(June 14, 2015 at 11:20 am)Neimenovic Wrote:(June 14, 2015 at 11:15 am)wallym Wrote: So, I think where some of us are getting tripped up, is that as "atheists" many of us are all about the whole measurable fact department. So when you say "She's not in the most strictly biological...", that's how many of us define male/female. Strictly biological.
And the rest, to some of us, is immaterial. I think it's, interestingly, associated with the movement to remove gender stereotypes. If this were 1950, when women were still in the little box of how they were supposed to behave, then it'd probably be a lot easier to accept.

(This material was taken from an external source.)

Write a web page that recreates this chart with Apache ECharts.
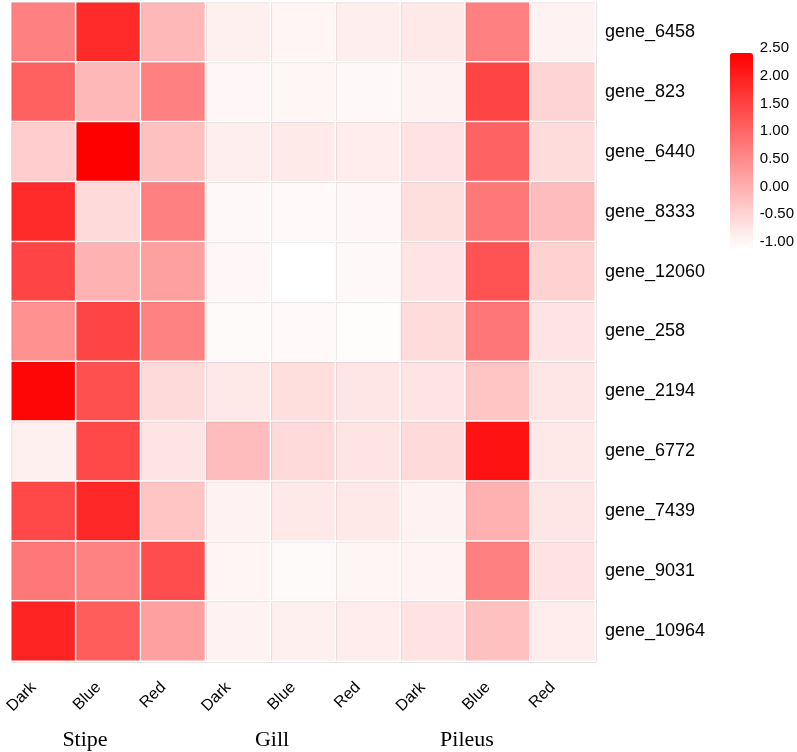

Instead, we have a culture that rightly believes a man or woman can do whatever they want, and it doesn't make them less of a man or woman. Femininity and masculinity are no longer factors. Sex with the opposite sex isn't a factor. Liking musicals, being in touch with your feelings, punching people for a living. It's all wide open. A woman can be anything. A man can be anything.
So now we have a man who says "I identify as a woman." But there is no longer a "woman" identity in some of our minds. So it's like the Transgender stuff is lagging 20 years behind our current views. For some of us, the labels of "Man" and "Woman" only exist as strictly biological identifiers.
We've addressed this already. It has nothing to do with interests, stereotypes, sexism or what society perceives to be male or female. This is rooted in brain structure and chemistry.
Sex is strictly biological. But we are talking about gender identity, a much more complex issue. A transgendered person's brain is bombarding them with the information that they are of the opposite sex than that assigned to them at birth. It isn't about whims. Gender dysphoria is a factual mental condition.